Кому–то из нас наличие типовых сцен может показаться странным, но вспомним хотя бы популярные телепередачи нашего времени: M*A*S*H, Cheers, Seinfeld, West Wing, — где эпизод за эпизодом повторяются, в общем–то, одни и те же сюжеты. Читая рассказы о предках, мы должны обращать внимание на эти литературные формы, набор повествовательных «кодов», которые часто появляются в данном материале.

Метод Гункеля оказался настолько продуктивным, что ученые–ветхозаветники затратили массу сил на анализ мельчайших единиц повествования и их особенностей. Однако богословская интерпретация должна принимать во внимание и крупные повествовательные блоки, и то, как более мелкие единицы повествования (возможно, имевшие некогда самостоятельное существование) работают на богословский замысел целого.
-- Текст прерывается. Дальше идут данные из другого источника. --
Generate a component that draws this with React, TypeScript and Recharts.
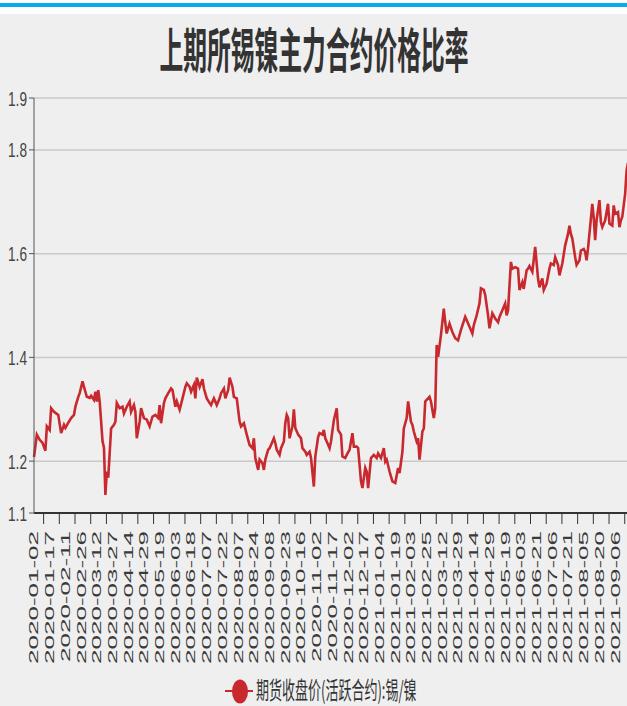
import React from 'react';
import { LineChart, Line, XAxis, YAxis, CartesianGrid, Legend } from 'recharts';

const title = '上期所锡镍主力合约价格比率';
const seriesName = '期货收盘价(活跃合约):锡/镍';

const tickLabels = [
  '2020-01-02', '2020-01-17', '2020-02-11', '2020-02-26', '2020-03-12', '2020-03-27',
  '2020-04-14', '2020-04-29', '2020-05-19', '2020-06-03', '2020-06-18', '2020-07-07',
  '2020-07-22', '2020-08-07', '2020-08-24', '2020-09-08', '2020-09-23', '2020-10-16',
  '2020-11-02', '2020-11-17', '2020-12-02', '2020-12-17', '2021-01-04', '2021-01-19',
  '2021-02-03', '2021-02-25', '2021-03-12', '2021-03-29', '2021-04-14', '2021-04-29',
  '2021-05-19', '2021-06-03', '2021-06-21', '2021-07-06', '2021-07-21', '2021-08-05',
  '2021-08-20', '2021-09-06',
];
// trading days between labelled ticks
const tradingDaysPerTick = 11;

const yTicks = [1.1, 1.2, 1.4, 1.6, 1.8, 1.9];

// trading-day index (0 = 2020-01-02)
const dayIndex = [
  0, 2, 4, 6, 8, 9, 11, 12, 14, 15, 17, 19, 21, 22, 24, 26, 28, 29, 31, 32,
  34, 35, 37, 39, 40, 42, 43, 44, 45, 46, 48, 49, 50, 51, 52, 54, 56, 57, 58, 60,
  62, 63, 65, 67, 68, 70, 71, 72, 74, 75, 77, 79, 81, 83, 85, 87, 88, 89, 91, 92,
  94, 96, 97, 99, 100, 102, 104, 106, 107, 109, 110, 112, 113, 114, 116, 118, 119, 121, 123, 124,
  126, 128, 130, 131, 133, 134, 136, 137, 139, 140, 142, 144, 145, 147, 149, 151, 153, 154, 155, 157,
  158, 160, 161, 162, 164, 165, 166, 168, 169, 170, 172, 173, 175, 176, 177, 178, 179, 181, 182, 183,
  185, 187, 188, 190, 191, 193, 194, 196, 197, 199, 200, 202, 203, 204, 205, 207, 208, 210, 212, 213,
  215, 216, 218, 219, 221, 223, 224, 226, 227, 229, 230, 232, 233, 234, 236, 238, 240, 241, 243, 245,
  246, 247, 249, 251, 253, 255, 256, 258, 259, 261, 262, 264, 265, 266, 268, 269, 270, 272, 273, 274,
  275, 277, 278, 280, 281, 282, 283, 285, 287, 288, 289, 291, 293, 295, 297, 299, 302, 303, 305, 307,
  308, 310, 312, 313, 315, 316, 318, 319, 321, 323, 325, 326, 328, 330, 331, 332, 334, 335, 337, 339,
  340, 342, 343, 345, 346, 347, 349, 351, 353, 354, 355, 356, 357, 359, 361, 362, 364, 365, 367, 368,
  370, 372, 374, 375, 376, 377, 379, 380, 382, 383, 385, 386, 387, 388, 390, 391, 392, 393, 394, 396,
  397, 398, 400, 402, 403, 405, 406, 407, 409, 410, 411, 412, 414, 415, 416,
];

// tin / nickel price ratio
const ratio = [
  1.208, 1.251, 1.241, 1.235, 1.220, 1.267, 1.260, 1.302, 1.295, 1.293, 1.289, 1.254, 1.270, 1.264, 1.274, 1.283, 1.289, 1.305, 1.324, 1.331,
  1.354, 1.343, 1.324, 1.322, 1.326, 1.318, 1.334, 1.315, 1.337, 1.315, 1.238, 1.226, 1.135, 1.180, 1.168, 1.263, 1.270, 1.276, 1.312, 1.302,
  1.305, 1.292, 1.305, 1.315, 1.295, 1.308, 1.295, 1.244, 1.276, 1.302, 1.283, 1.280, 1.267, 1.286, 1.289, 1.283, 1.308, 1.273, 1.312, 1.321,
  1.331, 1.340, 1.337, 1.305, 1.315, 1.299, 1.321, 1.343, 1.350, 1.343, 1.334, 1.347, 1.321, 1.361, 1.343, 1.358, 1.340, 1.321, 1.312, 1.308,
  1.321, 1.308, 1.321, 1.331, 1.340, 1.321, 1.337, 1.361, 1.343, 1.324, 1.321, 1.276, 1.267, 1.273, 1.251, 1.231, 1.225, 1.244, 1.206, 1.183,
  1.203, 1.196, 1.183, 1.203, 1.222, 1.225, 1.231, 1.244, 1.235, 1.222, 1.212, 1.225, 1.238, 1.273, 1.289, 1.283, 1.244, 1.267, 1.300, 1.264,
  1.251, 1.244, 1.225, 1.218, 1.212, 1.218, 1.206, 1.151, 1.209, 1.247, 1.254, 1.251, 1.260, 1.244, 1.238, 1.225, 1.238, 1.279, 1.302, 1.260,
  1.251, 1.209, 1.206, 1.212, 1.222, 1.254, 1.228, 1.228, 1.225, 1.161, 1.148, 1.187, 1.180, 1.148, 1.206, 1.212, 1.206, 1.215, 1.206, 1.225,
  1.199, 1.203, 1.180, 1.161, 1.158, 1.187, 1.177, 1.218, 1.263, 1.283, 1.315, 1.276, 1.270, 1.257, 1.238, 1.244, 1.203, 1.257, 1.263, 1.315,
  1.318, 1.324, 1.315, 1.283, 1.302, 1.424, 1.401, 1.443, 1.494, 1.468, 1.446, 1.465, 1.449, 1.437, 1.433, 1.453, 1.478, 1.472, 1.459, 1.446,
  1.462, 1.481, 1.504, 1.533, 1.530, 1.520, 1.481, 1.456, 1.485, 1.475, 1.468, 1.478, 1.491, 1.504, 1.481, 1.491, 1.584, 1.571, 1.574, 1.571,
  1.530, 1.545, 1.532, 1.568, 1.571, 1.576, 1.565, 1.613, 1.552, 1.535, 1.545, 1.552, 1.530, 1.542, 1.571, 1.581, 1.578, 1.593, 1.578, 1.558,
  1.581, 1.616, 1.638, 1.654, 1.638, 1.629, 1.593, 1.578, 1.587, 1.606, 1.609, 1.603, 1.587, 1.610, 1.667, 1.696, 1.670, 1.626, 1.664, 1.703,
  1.661, 1.651, 1.664, 1.696, 1.658, 1.654, 1.693, 1.677, 1.680, 1.651, 1.664, 1.671, 1.715, 1.760, 1.775,
];

const data = dayIndex.map((d, k) => ({ day: d, ratio: ratio[k] }));
const xTicks = tickLabels.map((_, k) => k * tradingDaysPerTick);
const labelOf: Record<number, string> = {};
xTicks.forEach((t, k) => { labelOf[t] = tickLabels[k]; });

const LINE_COLOR = '#c8292e';
const BG = '#efefef';

const YTick = (props: any) => {
  const { x, y, payload } = props;
  return (
    <text
      transform={`translate(${x},${y}) scale(0.65,1)`}
      textAnchor="end"
      dy="0.36em"
      fontSize={21}
      fill="#444"
      fontFamily="'Liberation Sans', Arial, sans-serif"
    >
      {String(payload.value)}
    </text>
  );
};

const XTick = (props: any) => {
  const { x, y, payload } = props;
  return (
    <g transform={`translate(${x},${y})`}>
      <line x1={9.6} x2={9.6} y1={0} y2={11} stroke="#333" strokeWidth={1} />
      <text
        transform="translate(4.4,18) rotate(-90) scale(1,0.484)"
        textAnchor="end"
        fontSize={26}
        fill="#3a3a3a"
        fontFamily="'Liberation Sans', Arial, sans-serif"
      >
        {labelOf[payload.value] ?? ''}
      </text>
    </g>
  );
};

const LegendContent = (props: any) => {
  const name = props.payload && props.payload[0] ? props.payload[0].value : seriesName;
  return (
    <div style={{ position: 'relative', height: 30, width: 627, margin: 0, padding: 0 }}>
      <svg width={260} height={30} style={{ position: 'absolute', left: 0, top: 0, display: 'block' }}>
        <line x1={225} x2={253} y1={15} y2={15} stroke={LINE_COLOR} strokeWidth={2} />
        <ellipse cx={240} cy={15.5} rx={8} ry={12} fill={LINE_COLOR} />
      </svg>
      <div
        style={{
          position: 'absolute',
          left: 256,
          top: -5,
          lineHeight: 'normal',
          fontSize: 24,
          whiteSpace: 'nowrap',
          color: '#333',
          fontFamily: "'Noto Sans CJK SC', sans-serif",
          transform: 'scaleX(0.542)',
          transformOrigin: '0 50%',
        }}
      >
        {name}
      </div>
    </div>
  );
};

export default function App() {
  return (
    <div
      style={{
        position: 'absolute',
        left: 0,
        top: 0,
        width: 627,
        height: 706,
        overflow: 'hidden',
        background: BG,
      }}
    >
      <div style={{ position: 'absolute', left: 0, top: 0, width: 627, height: 14, background: '#ffffff' }} />
      <div style={{ position: 'absolute', left: 0, top: 3, width: 627, height: 4, background: '#00aeef' }} />
      <div
        style={{
          position: 'absolute',
          left: 0,
          top: 21,
          width: 627,
          height: 52,
          lineHeight: '52px',
          textAlign: 'center',
          whiteSpace: 'nowrap',
        }}
      >
        <span
          style={{
            display: 'inline-block',
            fontSize: 48,
            fontWeight: 700,
            color: '#333',
            fontFamily: "'Noto Sans CJK SC', sans-serif",
            transform: 'scaleX(0.495)',
            transformOrigin: '50% 50%',
            marginLeft: 2,
          }}
        >
          {title}
        </span>
      </div>
      <div style={{ position: 'absolute', left: 0, top: 0 }}>
        <LineChart
          width={630}
          height={706}
          data={data}
          margin={{ top: 98, right: 2, bottom: 0, left: 0 }}
        >
          <CartesianGrid horizontal vertical={false} stroke="#c9c9c9" strokeWidth={1.5} />
          <XAxis
            dataKey="day"
            type="number"
            domain={[0, 416]}
            ticks={xTicks}
            interval={0}
            height={163}
            tickSize={0}
            tickMargin={0}
            tickLine={false}
            axisLine={{ stroke: '#333', strokeWidth: 2 }}
            tick={<XTick />}
          />
          <YAxis
            type="number"
            domain={[1.1, 1.9]}
            ticks={yTicks}
            interval={0}
            width={34}
            tickSize={5}
            tickMargin={2}
            tickLine={{ stroke: '#555' }}
            axisLine={{ stroke: '#555' }}
            tick={<YTick />}
          />
          <Legend verticalAlign="bottom" content={<LegendContent />} />
          <Line
            type="linear"
            dataKey="ratio"
            name={seriesName}
            stroke={LINE_COLOR}
            strokeWidth={2.6}
            dot={false}
            activeDot={false}
            isAnimationActive={false}
          />
        </LineChart>
      </div>
    </div>
  );
}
Читая Быт 12–50 (особенно главы 12–36), мы можем также заметить: при формировании цельного повествования отдельные несоответствия, связанные с разным происхождением материалов, сохранились.

Мы можем также видеть достаточно масштабную работу редакторов. По мнению Герхарда фон Рада, разрозненные материалы соединялись по темам, отражающим то или иное важное литургическое утверждение (von Rad 1966, 1–78). Однако даже если фон Рад реконструировал предысторию текста неверно, можно согласиться с Бревардом Чайлдсом: в своей окончательной форме текст представляет собой последовательный рассказ о том, как бездетная чета (Авраам и Сарра) обретает благоволение Божье (Childs 1979, 152–153); в результате к Быт 46:26 к их семье принадлежит уже 66 человек (вполне достаточно, чтобы обеспечить потомство и социальную значимость). Поскольку семье все время угрожает опасность, не приходится сомневаться, что ее благополучие есть Божий дар. Сюжет выстроен так, что о семье невозможно рассказать без намека (а иногда и прямого указания) на действие Бога, который возжелал, обещал и гарантировал благополучие этой семьи.

Сквозь все повествование красной нитью проходит тема божественного обетования предкам Израиля. По мере развития традиции она включалась в тексты, которые первоначально не имели ни малейшего отношения к обетованию. Вполне возможно, что первоначальное место этого мотива — в Быт 18:1–15, откуда его нельзя изъять, не разрушив сюжет (Westermann 1980а, 11–30). Скорее всего, изначальное обетование относилось к рождению ребенка (особенно сына — в патриархальном–то обществе). Впоследствии тема обещанного сына–наследника обрела ключевую значимость во всем повествовании, так что в каждом поколении сын–наследник даруется Богом бесплодной матери, когда все человеческие возможности исчерпаны (Быт 21:1–7; 25:21–26; 30:22–24). Отметим, что под обетованием имеется в виду не просто хорошее настроение или чувство оптимизма насчет будущего. Это слова самого Бога, причем слова, касающиеся чего–то очень конкретного. О них говорила народная память, и они цитируются в тексте. Они стали ядром повествовательной традиции. У них двойная функция: с одной стороны, объяснить, что еще должен сделать Бог, чтобы не потерять доверия людей; с другой стороны, привить Израилю доверие к словам Божьим, которые остаются источником надежды среди превратностей и тягот судьбы.